**WORK REQUIRED**
Begin with the first line below and retype each line exactly through the line containing "const data = labels.map((label, i)". Any pictures are to be left out.

**SUPPLIED MATERIAL**
------------------------------------------------------------

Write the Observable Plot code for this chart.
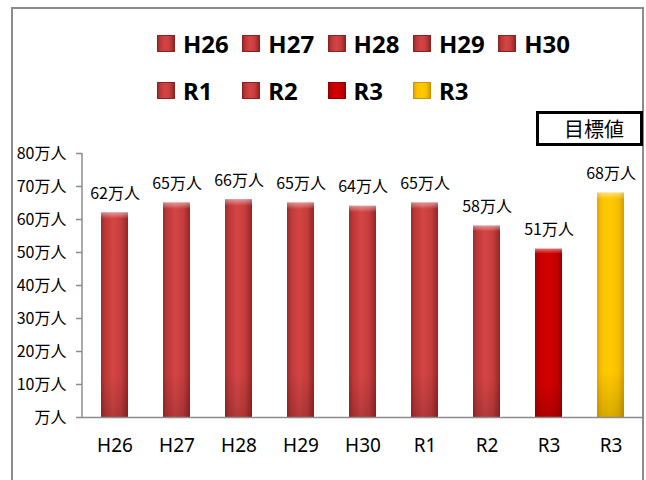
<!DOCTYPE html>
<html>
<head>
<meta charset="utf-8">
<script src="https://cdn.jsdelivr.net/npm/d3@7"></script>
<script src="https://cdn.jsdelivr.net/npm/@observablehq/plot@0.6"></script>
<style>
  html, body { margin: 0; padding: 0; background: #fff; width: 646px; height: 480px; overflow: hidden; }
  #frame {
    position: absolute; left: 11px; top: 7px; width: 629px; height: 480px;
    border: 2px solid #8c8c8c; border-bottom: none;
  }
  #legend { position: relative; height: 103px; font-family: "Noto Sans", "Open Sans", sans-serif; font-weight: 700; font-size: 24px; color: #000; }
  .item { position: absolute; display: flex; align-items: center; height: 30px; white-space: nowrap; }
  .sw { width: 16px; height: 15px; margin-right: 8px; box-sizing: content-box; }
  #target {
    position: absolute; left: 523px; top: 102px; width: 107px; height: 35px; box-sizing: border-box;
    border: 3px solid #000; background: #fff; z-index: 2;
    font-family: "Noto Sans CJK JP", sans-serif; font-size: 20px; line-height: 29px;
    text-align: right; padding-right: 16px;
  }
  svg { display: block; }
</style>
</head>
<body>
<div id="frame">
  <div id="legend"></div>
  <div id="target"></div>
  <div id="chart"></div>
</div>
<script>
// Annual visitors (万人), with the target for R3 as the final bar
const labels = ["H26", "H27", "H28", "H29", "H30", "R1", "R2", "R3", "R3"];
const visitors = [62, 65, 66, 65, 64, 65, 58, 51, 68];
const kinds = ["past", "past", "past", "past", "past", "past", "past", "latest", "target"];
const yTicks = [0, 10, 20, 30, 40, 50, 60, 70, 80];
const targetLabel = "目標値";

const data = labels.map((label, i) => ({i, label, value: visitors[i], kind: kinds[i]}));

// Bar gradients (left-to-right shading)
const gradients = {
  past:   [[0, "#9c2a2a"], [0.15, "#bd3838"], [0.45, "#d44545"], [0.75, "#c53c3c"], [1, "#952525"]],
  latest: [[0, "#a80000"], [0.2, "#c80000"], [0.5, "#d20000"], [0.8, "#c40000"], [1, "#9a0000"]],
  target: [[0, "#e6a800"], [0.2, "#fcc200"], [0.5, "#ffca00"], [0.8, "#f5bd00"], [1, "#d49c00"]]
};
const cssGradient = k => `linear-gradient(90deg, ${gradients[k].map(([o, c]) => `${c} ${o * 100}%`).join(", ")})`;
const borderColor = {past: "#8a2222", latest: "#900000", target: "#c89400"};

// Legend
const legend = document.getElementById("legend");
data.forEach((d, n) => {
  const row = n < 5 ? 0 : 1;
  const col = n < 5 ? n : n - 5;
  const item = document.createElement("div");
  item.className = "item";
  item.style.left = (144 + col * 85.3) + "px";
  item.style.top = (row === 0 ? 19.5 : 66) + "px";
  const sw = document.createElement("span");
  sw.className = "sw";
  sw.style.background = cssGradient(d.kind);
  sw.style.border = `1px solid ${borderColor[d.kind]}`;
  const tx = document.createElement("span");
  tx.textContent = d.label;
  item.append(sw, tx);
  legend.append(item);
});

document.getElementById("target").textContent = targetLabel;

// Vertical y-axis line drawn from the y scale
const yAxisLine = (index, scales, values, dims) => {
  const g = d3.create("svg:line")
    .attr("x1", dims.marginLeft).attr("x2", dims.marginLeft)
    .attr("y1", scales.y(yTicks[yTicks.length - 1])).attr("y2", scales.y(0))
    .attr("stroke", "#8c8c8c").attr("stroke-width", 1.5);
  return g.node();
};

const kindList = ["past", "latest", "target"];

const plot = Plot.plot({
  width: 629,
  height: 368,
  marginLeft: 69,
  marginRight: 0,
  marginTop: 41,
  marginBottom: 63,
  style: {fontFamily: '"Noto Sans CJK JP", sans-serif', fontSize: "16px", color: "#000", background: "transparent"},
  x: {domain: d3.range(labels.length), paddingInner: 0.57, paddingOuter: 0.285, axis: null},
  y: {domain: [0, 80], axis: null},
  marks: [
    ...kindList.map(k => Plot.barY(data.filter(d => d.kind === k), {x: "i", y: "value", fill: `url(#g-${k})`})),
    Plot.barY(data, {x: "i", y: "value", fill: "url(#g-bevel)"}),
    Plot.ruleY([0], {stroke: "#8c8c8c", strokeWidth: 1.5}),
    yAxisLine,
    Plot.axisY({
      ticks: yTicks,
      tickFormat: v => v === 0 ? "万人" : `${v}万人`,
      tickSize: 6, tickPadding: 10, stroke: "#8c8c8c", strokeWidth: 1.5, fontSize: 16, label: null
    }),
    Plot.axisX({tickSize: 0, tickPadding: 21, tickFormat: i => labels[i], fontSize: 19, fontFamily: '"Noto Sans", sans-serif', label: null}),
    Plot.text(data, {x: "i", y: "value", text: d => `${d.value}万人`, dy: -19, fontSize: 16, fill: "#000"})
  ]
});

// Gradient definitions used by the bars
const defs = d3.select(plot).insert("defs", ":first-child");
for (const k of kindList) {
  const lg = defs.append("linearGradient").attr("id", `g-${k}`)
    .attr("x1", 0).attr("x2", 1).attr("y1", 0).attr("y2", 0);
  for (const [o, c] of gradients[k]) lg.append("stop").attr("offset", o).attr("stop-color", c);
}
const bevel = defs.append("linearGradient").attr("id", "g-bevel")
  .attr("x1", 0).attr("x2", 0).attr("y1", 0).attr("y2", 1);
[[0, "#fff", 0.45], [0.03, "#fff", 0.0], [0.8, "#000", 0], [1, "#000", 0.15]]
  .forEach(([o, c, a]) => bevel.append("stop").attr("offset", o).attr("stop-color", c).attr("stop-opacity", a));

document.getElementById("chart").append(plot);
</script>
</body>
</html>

------------------------------------------------------------

**RESULT**
Write the Observable Plot code for this chart.
<!DOCTYPE html>
<html>
<head>
<meta charset="utf-8">
<script src="https://cdn.jsdelivr.net/npm/d3@7"></script>
<script src="https://cdn.jsdelivr.net/npm/@observablehq/plot@0.6"></script>
<style>
  html, body { margin: 0; padding: 0; background: #fff; width: 646px; height: 480px; overflow: hidden; }
  #frame {
    position: absolute; left: 11px; top: 7px; width: 629px; height: 480px;
    border: 2px solid #8c8c8c; border-bottom: none;
  }
  #legend { position: relative; height: 103px; font-family: "Noto Sans", "Open Sans", sans-serif; font-weight: 700; font-size: 24px; color: #000; }
  .item { position: absolute; display: flex; align-items: center; height: 30px; white-space: nowrap; }
  .sw { width: 16px; height: 15px; margin-right: 8px; box-sizing: content-box; }
  #target {
    position: absolute; left: 523px; top: 102px; width: 107px; height: 35px; box-sizing: border-box;
    border: 3px solid #000; background: #fff; z-index: 2;
    font-family: "Noto Sans CJK JP", sans-serif; font-size: 20px; line-height: 29px;
    text-align: right; padding-right: 16px;
  }
  svg { display: block; }
</style>
</head>
<body>
<div id="frame">
  <div id="legend"></div>
  <div id="target"></div>
  <div id="chart"></div>
</div>
<script>
// Annual visitors (万人), with the target for R3 as the final bar
const labels = ["H26", "H27", "H28", "H29", "H30", "R1", "R2", "R3", "R3"];
const visitors = [62, 65, 66, 65, 64, 65, 58, 51, 68];
const kinds = ["past", "past", "past", "past", "past", "past", "past", "latest", "target"];
const yTicks = [0, 10, 20, 30, 40, 50, 60, 70, 80];
const targetLabel = "目標値";

const data = labels.map((label, i) => ({i, label, value: visitors[i], kind: kinds[i]}));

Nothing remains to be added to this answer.